Clearly angry, the student told University World News: “I think in a really f**ked-up and twisted way, the liberalism of the college and the good things it does are used almost as a defence to not actually unpack the fucked-up culture of sexual misconduct and racism on campus.”
Denker also cast the college as Janus-faced.
“It has two very different faces,” said Denker. “There’s the progressive side; there’s no denying that our curriculum is extremely progressive and that our professors have been granted unparalleled academic freedom to explore progressive ideas – and that the prison initiative does quite a bit of good work and that we take in a number of refugee students.
“However, the college has a much darker side, the side of sexual misconduct, where an old boys’ club of professors and administrators are permitted to do as they wish.” Then, echoing what the other student had said about what Botstein told the orchestra, he said: “They use this progressive side as a sort of bludgeon against criticism.
“They argue: ‘How can we ever go after sexual misconduct and meaningfully address it if it may place the school in legal peril?’,” Denker, who is a senior, continued, obliquely referencing the present political context in the United States under President Donald J Trump.
“If President Botstein is forced to resign, we may not be able to take in refugee students. We may be subject to ICE [Immigration and Customs Enforcement] raids.
“They use that and weaponise it against genuine criticism.”
As one of the students who requested anonymity put it, “People come here expecting there to be a more equitable culture, whether you are talking about women, people of colour, or refugees. It’s incredibly disheartening that it ultimately feels like anywhere else. Bard does good things externally that are liberal, but it has not unpacked its own structures of oppression.”
Charles, who believes Botstein should resign, casts her view of the paradox by zeroing in on her fellow students and on faculty members as individual actors: “People at Bard don’t feel they need to work on their biases or work on any prejudices … because they are at Bard.
“There’s a feeling that this is the most progressive place to be, and if you’ve made it here, that must be a reflection of your personality and the things you believe.”
Accordingly, “people don’t put their work into self-reflection, and, thus, there is a lot of microaggression, [and] a lot of prejudice on the campus that goes unchecked”.
Charles placed the paradox in a wider context: “Bard is the epitome of liberal education, but there’s racism in liberalism and its political constructs, and we find them at Bard and in the system of higher education in America.
“From where I stand [as a Black woman], it’s not anything out of the ordinary. It’s par for the course. If you want to be in higher education, you’re going to deal with people who are humanly terrible.”
Post-Botstein era
While the college waits for WilmerHale’s report about Botstein, Concerned Students of Bard are looking ahead to the post-Botstein era; Botstein turns 80 this December.
Students are concerned about whether Bard will remain a progressive institution, said Denker. “Students do not have faith in the board of trustees to install an effective leader that truly reflects students’ values.

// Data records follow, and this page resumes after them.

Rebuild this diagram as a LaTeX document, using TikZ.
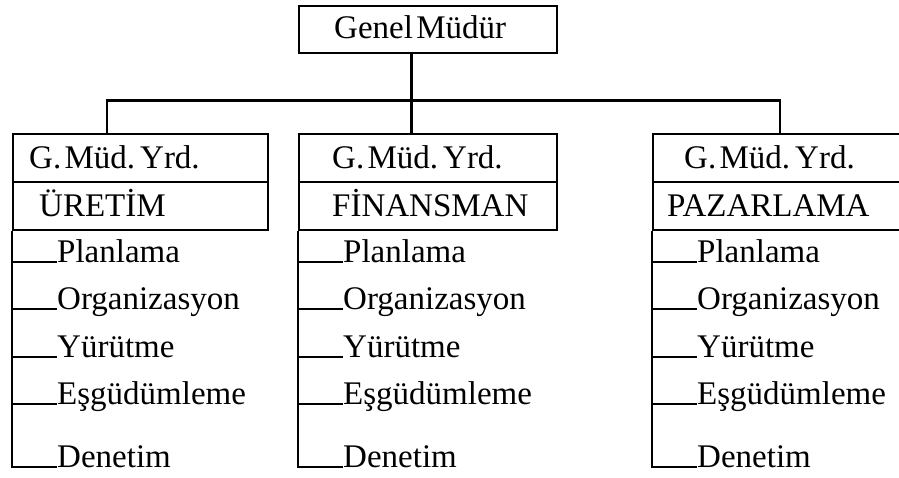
\documentclass[tikz,border=0pt]{standalone}
\usepackage{fontspec}
\setmainfont{Liberation Serif}
\usepackage{tikz}
\usetikzlibrary{calc}
\newcommand{\OrgText}[1]{{\fontsize{33}{37}\selectfont #1}}
\tikzset{
  orgbox/.style={draw,line width=2.4pt,anchor=north west,align=left,inner ysep=0pt,minimum height=48pt,text height=25pt,text depth=4pt},
  duty/.style={anchor=base west,inner sep=0pt},
  link/.style={line width=2.2pt}
}

\begin{document}
\begin{tikzpicture}[x=1pt,y=-1pt]
\useasboundingbox (0,0) rectangle (899,478);
\clip (0,0) rectangle (899,478);
% genel mudur
\node[orgbox,minimum height=47pt,text height=21pt,text depth=4pt,inner xsep=35pt,text width=188pt] (gm) at (298,5) {\OrgText{Genel Müdür}};
% yardimcilar
\node[orgbox,inner xsep=16pt,text width=223pt] (yrdU) at (12,133) {\OrgText{G. Müd. Yrd.}};
\node[orgbox,inner xsep=26pt,text width=203pt] (uret) at (12,181) {\OrgText{ÜRETİM}};
\node[orgbox,inner xsep=33pt,text width=192pt] (yrdF) at (298,133) {\OrgText{G. Müd. Yrd.}};
\node[orgbox,inner xsep=33pt,text width=192pt] (fin) at (298,181) {\OrgText{FİNANSMAN}};
\node[orgbox,inner xsep=31pt,text width=190pt] (yrdP) at (652,133) {\OrgText{G. Müd. Yrd.}};
\node[orgbox,inner xsep=14pt,text width=224pt] (paz) at (652,181) {\OrgText{PAZARLAMA}};
% bus
\coordinate (busL) at (107,100.5);
\coordinate (busM) at (411.5,100.5);
\coordinate (busR) at (780,100.5);
\draw[link] (gm.south -| busM) -- (busM |- yrdF.north);
\draw[link] (busL |- yrdU.north) -- (busL) -- (busR) -- (busR |- yrdP.north);
% uretim
\node[duty] (uP) at (57,262) {\OrgText{Planlama}};
\node[duty] (uO) at (57,309) {\OrgText{Organizasyon}};
\node[duty] (uY) at (57,357) {\OrgText{Yürütme}};
\node[duty] (uE) at (57,404) {\OrgText{Eşgüdümleme}};
\node[duty] (uD) at (57,467) {\OrgText{Denetim}};
\draw[link] (uret.south west) |- (uD.base west);
\draw[link] (uret.south west |- uP.base west) -- (uP.base west);
\draw[link] (uret.south west |- uO.base west) -- (uO.base west);
\draw[link] (uret.south west |- uY.base west) -- (uY.base west);
\draw[link] (uret.south west |- uE.base west) -- (uE.base west);
% finansman
\node[duty] (fP) at (343,262) {\OrgText{Planlama}};
\node[duty] (fO) at (343,309) {\OrgText{Organizasyon}};
\node[duty] (fY) at (343,357) {\OrgText{Yürütme}};
\node[duty] (fE) at (343,404) {\OrgText{Eşgüdümleme}};
\node[duty] (fD) at (343,467) {\OrgText{Denetim}};
\draw[link] (fin.south west) |- (fD.base west);
\draw[link] (fin.south west |- fP.base west) -- (fP.base west);
\draw[link] (fin.south west |- fO.base west) -- (fO.base west);
\draw[link] (fin.south west |- fY.base west) -- (fY.base west);
\draw[link] (fin.south west |- fE.base west) -- (fE.base west);
% pazarlama
\node[duty] (pP) at (697,262) {\OrgText{Planlama}};
\node[duty] (pO) at (697,309) {\OrgText{Organizasyon}};
\node[duty] (pY) at (697,357) {\OrgText{Yürütme}};
\node[duty] (pE) at (697,404) {\OrgText{Eşgüdümleme}};
\node[duty] (pD) at (697,467) {\OrgText{Denetim}};
\draw[link] (paz.south west) |- (pD.base west);
\draw[link] (paz.south west |- pP.base west) -- (pP.base west);
\draw[link] (paz.south west |- pO.base west) -- (pO.base west);
\draw[link] (paz.south west |- pY.base west) -- (pY.base west);
\draw[link] (paz.south west |- pE.base west) -- (pE.base west);
\end{tikzpicture}
\end{document}
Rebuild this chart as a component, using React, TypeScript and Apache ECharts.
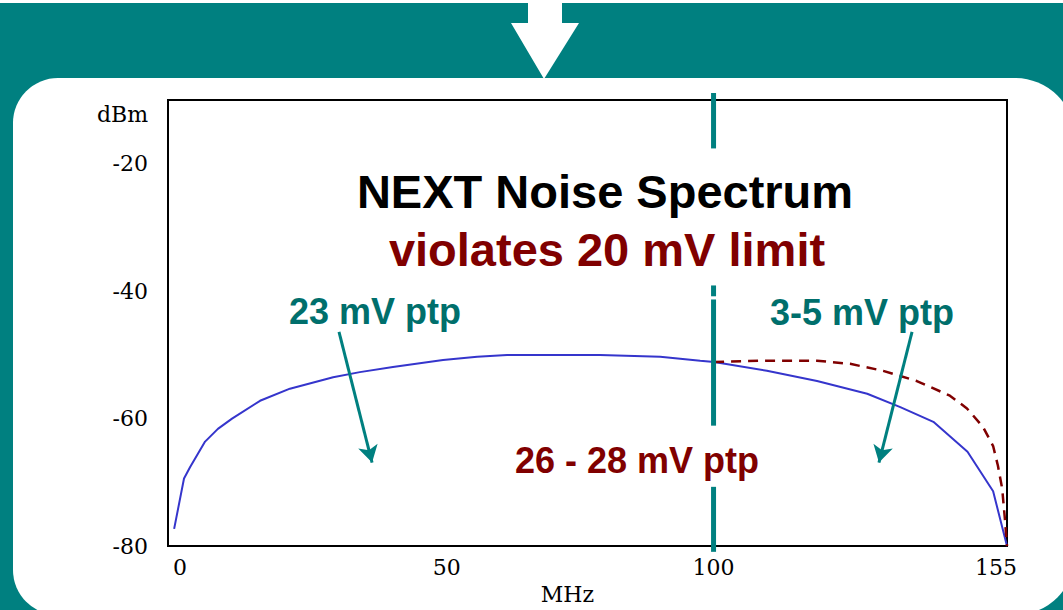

“They believe that we would be stuck with someone far more conservative or someone concerned with cosying up to the federal government in a way that would fundamentally alter Bard’s intellectual life forever,” he said, acknowledging as he did, in reference to the prison initiative, that Botstein’s tenure has seen positive initiatives.
“We believe we have to have a say in who our next president is; that one cannot be appointed without our input,” he told University World News.
* University World News reached out to the Bard student government, which did not respond.
Disclosure: The author of this article was a freshman at Bard in 1976 and is a member of the class of 1980.